En fait, le film n'a fait que mettre le feu aux poudres. Après des décennies de répression et d'ignorance sexuelle, la fin des années 1960 a commencé à tout remettre en cause. Cantonné aux quartiers malfamés et contrôlé par la mafia, le cinéma porno vivote alors dans une sorte de semi-légalité. Pour la première fois, grâce à un gimmick humoristique bien mis en évidence, un plus large public ose s'y aventurer, souvent en couple. Il ne manque plus qu'un journaliste du très sérieux New York Times consacre au phénomène un article intitulé Porno chic et Gorge profonde devient le «must» de la saison – au point de donner son surnom au fameux informateur mystère de l'affaire du Watergate. Ajoutez à cela l'attrait du fruit défendu une fois le film interdit dans 23 Etats de l'Union et vous obtenez un «carton» jamais vu pour un film indépendant. Malheureusement, après avoir porté ses protagonistes au pinacle, la machine finira par les broyer, transformant cette success story en fable plus mélancolique d'une certaine innocence perdue.

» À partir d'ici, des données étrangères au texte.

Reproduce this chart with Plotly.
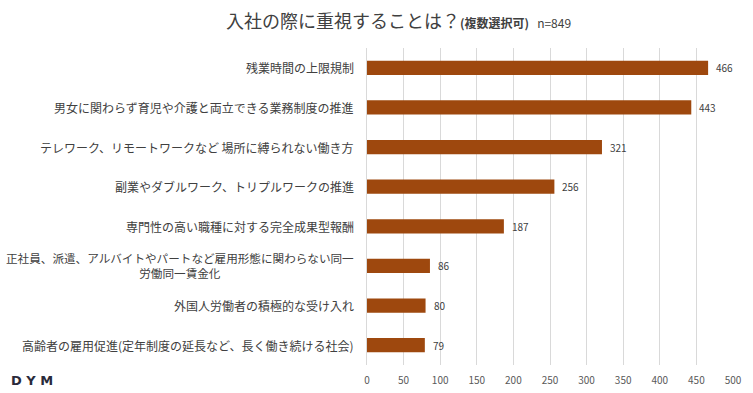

C'est bien sûr là, dans ce joli paradoxe (une pornographie innocente?), que le film trouve toute sa force. On pourra lui reprocher de vouloir courir tous les lièvres à la fois, l'accuser de superficialité et de sensationnalisme, son inéluctable effet final, ce rire qui s'étrangle au fond de la gorge, donne envie de creuser.
Il y a d'abord le triste destin de Linda Boreman, alias Linda Lovelace, star d'un jour, grande prêtresse de la libération sexuelle devenue pasionaria de la croisade antiporno avant de mourir, seule et sans le sou, dans un accident de la route. Simple tête de linotte ou victime de ses manipulateurs successifs? Il y a ensuite le récit de Harry Reems, promu vedette au pied levé puis pris pour cible par la justice, qui n'échappa à la prison que pour plonger dans l'alcool et la drogue avant de se reconvertir à la religion et à la promotion immobilière. Puis il y a le cas Gérard Damiano, pornographe aux vagues ambitions artistiques étouffées dans l'œuf par les dures lois du commerce. Il faut le voir concéder la crudité du film sans pouvoir s'empêcher d'admirer son hardi montage godardien (le décollage d'une fusée alternant avec les râles de Linda) pour signifier la jouissance féminine! Enfin, il y a l'histoire du film lui-même, qui fit un moment trembler Hollywood, voire rêver d'un cinéma mainstream avec sexe non simulé. Un nanar terriblement vieilli, mais qui témoigne malgré tout si bien de son temps, avant que le porno taylorisé envahisse notre imaginaire à travers le marché vidéo et Internet.
Surtout, plus largement, il y a l'histoire du puritanisme américain et comment elle se confond avec la politique politicienne. Comment les républicains, de Nixon à Bush en passant par Reagan, jouent régulièrement les moralistes pour satisfaire leur électorat fondamentaliste, quitte à livrer l'intouchable aux milieux interlopes et à sacrifier des vies, laissant finalement le marché décider. Parmi d'autres vertus, le film rend leur hypocrisie patente (Tricky Dicky Nixon rattrapé par Deep Throat dans un bel exemple de justice poétique?).
Pour finir, comme l'Histoire elle-même ne connaît pas de conclusion, Inside Deep Throat ne peut que laisser le spectateur sur des questions. Par exemple celles-ci. Le porno est-il par nature misogyne? Vaut-il la peine qu'on l'inclue dans la lutte pour la liberté d'expression? Et sommes-nous vraiment plus avancés d'avoir tout vu?
Inside Deep Throat, documentaire de Fenton Bailey et Randy Barbato (USA 2005), avec Gérard Damiano, Harry Reems, Norman Mailer, Hugh Hefner, Erica Jong, John Waters.